Gubernur Jawa Tengah, Mas Ganjar Pranowo, dalam satu wawancara di acara Rossy Kompas TV, memuji orang yang beruban dan tetap memilih tidak menyemir atau mengecat rambut. Kenapa?
"Dengan rambut dibiarkan tetap uban, tidak dicat atau disemir, pertanda orang tersebut jujur apa adanya. Tidak suka manipulasi penampilan. Saya puji. Sebab manipulasi itu bagian dari perbuatan korupsi. Orang tidak jujur itu koruptor," katanya.

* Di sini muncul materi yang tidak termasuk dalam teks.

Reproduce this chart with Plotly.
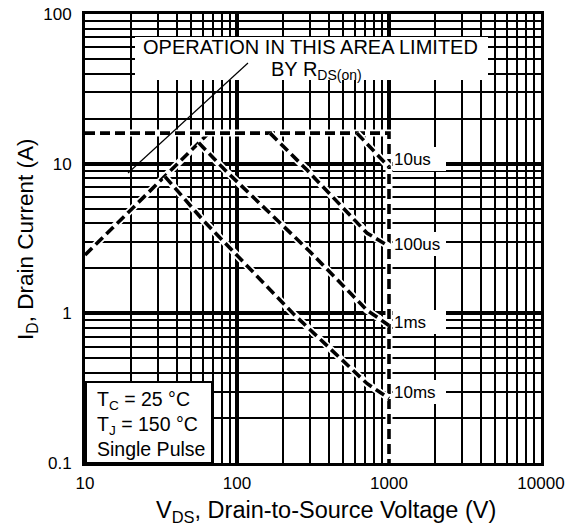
import plotly.graph_objects as go

# ---------------- data ----------------
x_ticks = [10, 100, 1000, 10000]
x_tick_text = ["10", "100", "1000", "10000"]
y_ticks = [0.1, 1, 10, 100]
y_tick_text = ["0.1", "1", "10", "100"]

rds_v = [10, 65]
rds_i = [2.45, 16]

limit_v = [10, 1000, 1000]
limit_i = [16, 16, 0.1]

us10_v = [615, 1000]
us10_i = [16, 9.5]

us100_v = [165, 288, 716, 1000]
us100_i = [16, 9.1, 3.44, 2.8]

ms1_v = [56, 83, 300, 716, 1000]
ms1_i = [13.8, 9.1, 2.6, 1.05, 0.83]

ms10_v = [33.6, 59.7, 233, 716, 1000]
ms10_i = [8.2, 4.2, 1.0, 0.34, 0.27]

curve_names = ["RDS(on) limit", "Max current", "10us", "100us", "1ms", "10ms"]
curve_v = [rds_v, limit_v, us10_v, us100_v, ms1_v, ms10_v]
curve_i = [rds_i, limit_i, us10_i, us100_i, ms1_i, ms10_i]

pulse_labels = ["10us", "100us", "1ms", "10ms"]
pulse_label_y = [159, 244, 322, 392]  # pixel rows of the labels

# ---------------- layout helpers ----------------
# page body has an 8px margin, so the figure is drawn 8px right/down
OFF = 8
W, H = 582 - OFF, 531 - OFF
L, R, T, B = 85 - OFF, 41, 14 - OFF, 68
PW, PH = W - L - R, H - T - B   # 456 x 449
PLOT_LEFT, PLOT_BOTTOM = 85, 463  # in screen pixels


def px_x(px):
    return (px - PLOT_LEFT) / PW


def px_y(py):
    return (PLOT_BOTTOM - py) / PH


FONT = "Liberation Sans, Arial, sans-serif"

fig = go.Figure()

for name, v, i in zip(curve_names, curve_v, curve_i):
    fig.add_trace(go.Scatter(x=v, y=i, mode="lines", showlegend=False, hoverinfo="skip",
                             line=dict(color="white", width=7)))
    fig.add_trace(go.Scatter(x=v, y=i, mode="lines", name=name, showlegend=False,
                             line=dict(color="black", width=3.6, dash="10px,5px")))

minor_x = [m * 10 ** k for k in range(1, 4) for m in range(2, 10)]
minor_y = [m * 10.0 ** k for k in range(-1, 2) for m in range(2, 10)]

shapes = []
annotations = []

# white area behind the RDS(on) note, plus its pointer line
shapes.append(dict(type="rect", xref="paper", yref="paper", layer="above",
                   x0=px_x(135), x1=px_x(488), y0=px_y(80), y1=px_y(37),
                   fillcolor="white", line=dict(width=0)))
shapes.append(dict(type="line", xref="paper", yref="paper", layer="above",
                   x0=px_x(128), y0=px_y(173), x1=px_x(248), y1=px_y(63),
                   line=dict(color="black", width=1.2)))
annotations.append(dict(xref="paper", yref="paper", x=px_x(310), y=px_y(47),
                        text="OPERATION IN THIS AREA LIMITED", showarrow=False,
                        xanchor="center", yanchor="middle",
                        font=dict(size=20, color="black", family=FONT)))
annotations.append(dict(xref="paper", yref="paper", x=px_x(316), y=px_y(70),
                        text="BY R<sub>DS(on)</sub>", showarrow=False,
                        xanchor="center", yanchor="middle",
                        font=dict(size=20, color="black", family=FONT)))

# pulse labels
for lab, py in zip(pulse_labels, pulse_label_y):
    shapes.append(dict(type="rect", xref="paper", yref="paper", layer="above",
                       x0=px_x(393), x1=px_x(446), y0=px_y(py + 12), y1=px_y(py - 12),
                       fillcolor="white", line=dict(width=0)))
    annotations.append(dict(xref="paper", yref="paper", x=px_x(392), y=px_y(py),
                            text=lab, showarrow=False, xanchor="left", yanchor="middle",
                            font=dict(size=17, color="black", family=FONT)))

# conditions box
shapes.append(dict(type="rect", xref="paper", yref="paper", layer="above",
                   x0=px_x(86), x1=px_x(212), y0=0, y1=px_y(382),
                   fillcolor="white", line=dict(color="black", width=2)))
for txt, py in zip(["T<sub>C</sub> = 25 °C", "T<sub>J</sub> = 150 °C", "Single Pulse"],
                   [400, 425, 449]):
    annotations.append(dict(xref="paper", yref="paper", x=px_x(95), y=px_y(py),
                            text=txt, showarrow=False, xanchor="left", yanchor="middle",
                            font=dict(size=19.5, color="black", family=FONT)))

# axis titles
annotations.append(dict(xref="paper", yref="paper", x=px_x(326), y=px_y(511),
                        text="V<sub>DS</sub>, Drain-to-Source Voltage (V)", showarrow=False,
                        xanchor="center", yanchor="middle",
                        font=dict(size=23.5, color="black", family=FONT)))
annotations.append(dict(xref="paper", yref="paper", x=px_x(27), y=px_y(240),
                        text="I<sub>D</sub>, Drain Current (A)", showarrow=False,
                        textangle=-90, xanchor="center", yanchor="middle",
                        font=dict(size=22.5, color="black", family=FONT)))

axis_common = dict(
    type="log", showgrid=True, gridcolor="black", gridwidth=3.5,
    zeroline=False, showline=True, linecolor="black", linewidth=3, mirror=True,
    ticks="", tickfont=dict(size=17, color="black", family=FONT),
    ticklabeloverflow="allow",
)

fig.update_layout(
    width=W, height=H,
    margin=dict(l=L, r=R, t=T, b=B),
    paper_bgcolor="white", plot_bgcolor="white",
    font=dict(family=FONT, color="black"),
    shapes=shapes, annotations=annotations,
    xaxis=dict(**axis_common, range=[1, 4], tickvals=x_ticks, ticktext=x_tick_text,
               minor=dict(tickvals=minor_x, showgrid=True, gridcolor="black", gridwidth=1.8),
               ticklabelstandoff=3, automargin=False),
    yaxis=dict(**axis_common, range=[-1, 2], tickvals=y_ticks, ticktext=y_tick_text,
               minor=dict(tickvals=minor_y, showgrid=True, gridcolor="black", gridwidth=1.8),
               ticklabelstandoff=7, automargin=False),
)

fig.write_html("out.html")
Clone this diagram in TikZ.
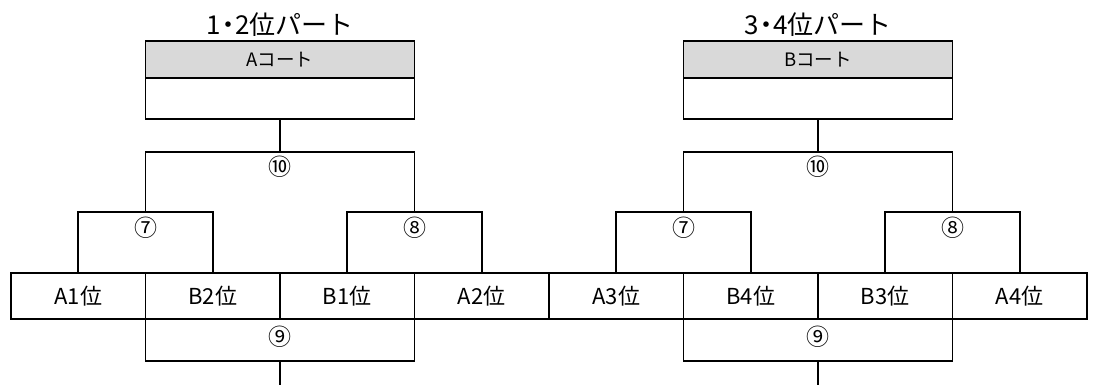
\documentclass[tikz,border=0pt]{standalone}
\usepackage{fontspec}
\setmainfont{Noto Sans CJK JP}
\usetikzlibrary{positioning, calc}

\begin{document}
\begin{tikzpicture}[x=1pt, y=1pt,
        every path/.style={line width=1.8pt},
        slot/.style={draw, outer sep=0pt, minimum width=134.5pt,
              minimum height=46pt, inner sep=0pt, font=\fontsize{22}{24}\selectfont},
        court/.style={draw, outer sep=0pt, fill=gray!30, minimum width=269pt,
              minimum height=37pt, inner sep=0pt, font=\fontsize{18.5}{20}\selectfont},
        blank/.style={draw, outer sep=0pt, minimum width=269pt,
              minimum height=41pt, inner sep=0pt},
        title/.style={inner sep=0pt, font=\fontsize{26}{28}\selectfont},
        num/.style={inner sep=0pt, font=\fontsize{23}{25}\selectfont}]
        \useasboundingbox (0,0) rectangle (1098,385);
        \node[slot] (s1) at (78.25,89) {A1位};
        \node[slot, right=0pt of s1] (s2) {B2位};
        \node[slot, right=0pt of s2] (s3) {B1位};
        \node[slot, right=0pt of s3] (s4) {A2位};
        \node[slot, right=0pt of s4] (s5) {A3位};
        \node[slot, right=0pt of s5] (s6) {B4位};
        \node[slot, right=0pt of s6] (s7) {B3位};
        \node[slot, right=0pt of s7] (s8) {A4位};

        \coordinate (k7a) at ($(s1.north)!.5!(s2.north)+(0,61)$);
        \coordinate (k8a) at ($(s3.north)!.5!(s4.north)+(0,61)$);
        \coordinate (k7b) at ($(s5.north)!.5!(s6.north)+(0,61)$);
        \coordinate (k8b) at ($(s7.north)!.5!(s8.north)+(0,61)$);
        \coordinate (k10a) at ($(k7a)!.5!(k8a)+(0,60)$);
        \coordinate (k10b) at ($(k7b)!.5!(k8b)+(0,60)$);
        \coordinate (k9a) at ($(s2.south west)!.5!(s3.south east)+(0,-42)$);
        \coordinate (k9b) at ($(s6.south west)!.5!(s7.south east)+(0,-42)$);
        \coordinate (e9a) at ($(k9a)+(0,-24)$);
        \coordinate (e9b) at ($(k9b)+(0,-24)$);

        \node[blank, above=33pt of k10a] (ba) {};
        \node[court, above=0pt of ba] (ca) {Aコート};
        \node[title, above=4pt of ca] (ta) {1\kern-6pt・\kern-6pt2位パート};
        \node[blank, above=33pt of k10b] (bb) {};
        \node[court, above=0pt of bb] (cb) {Bコート};
        \node[title, above=4pt of cb] (tb) {3\kern-6pt・\kern-6pt4位パート};

        \draw (s1.north) |- (k7a) -| (s2.north);
        \draw (s3.north) |- (k8a) -| (s4.north);
        \draw (s5.north) |- (k7b) -| (s6.north);
        \draw (s7.north) |- (k8b) -| (s8.north);
        \draw (k7a) |- (k10a) -| (k8a);
        \draw (k7b) |- (k10b) -| (k8b);
        \draw (k10a) -- (ba.south);
        \draw (k10b) -- (bb.south);
        \draw (s2.south west) |- (k9a) -| (s3.south east);
        \draw (s6.south west) |- (k9b) -| (s7.south east);
        \draw (k9a) -- (e9a);
        \draw (k9b) -- (e9b);

        \node[num, below=16pt of k7a, anchor=center] (n7a) {⑦};
        \node[num, below=16pt of k8a, anchor=center] (n8a) {⑧};
        \node[num, below=16pt of k7b, anchor=center] (n7b) {⑦};
        \node[num, below=16pt of k8b, anchor=center] (n8b) {⑧};
        \node[num, below=15pt of k10a, anchor=center] (n10a) {⑩};
        \node[num, below=15pt of k10b, anchor=center] (n10b) {⑩};
        \node[num, above=24pt of k9a, anchor=center] (n9a) {⑨};
        \node[num, above=24pt of k9b, anchor=center] (n9b) {⑨};
\end{tikzpicture}
\end{document}
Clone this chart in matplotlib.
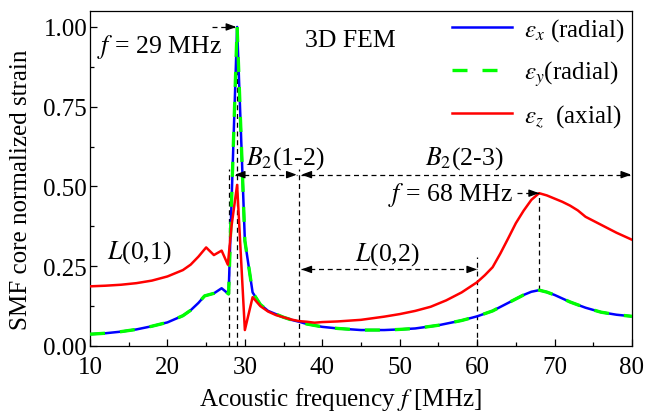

Dalam agama Islam, dilarang menghitamkan rambut uban. Kecuali jika rambut disemir atau dicat dengan warna lain, misalnya: pirang, coklat dan lain-lain. Jangan warna hitam.
Di kampung saya di Makassar, Sulsel, rambut uban disebut 'uang' atau 'uangngang' alias orang yang sudah beruban (ubanan).
Jadi biar pun di perantauan saya miskin, tidak kaya karena tak punya duit, kalau pulang kampung saya langsung naik status menjadi orang kaya.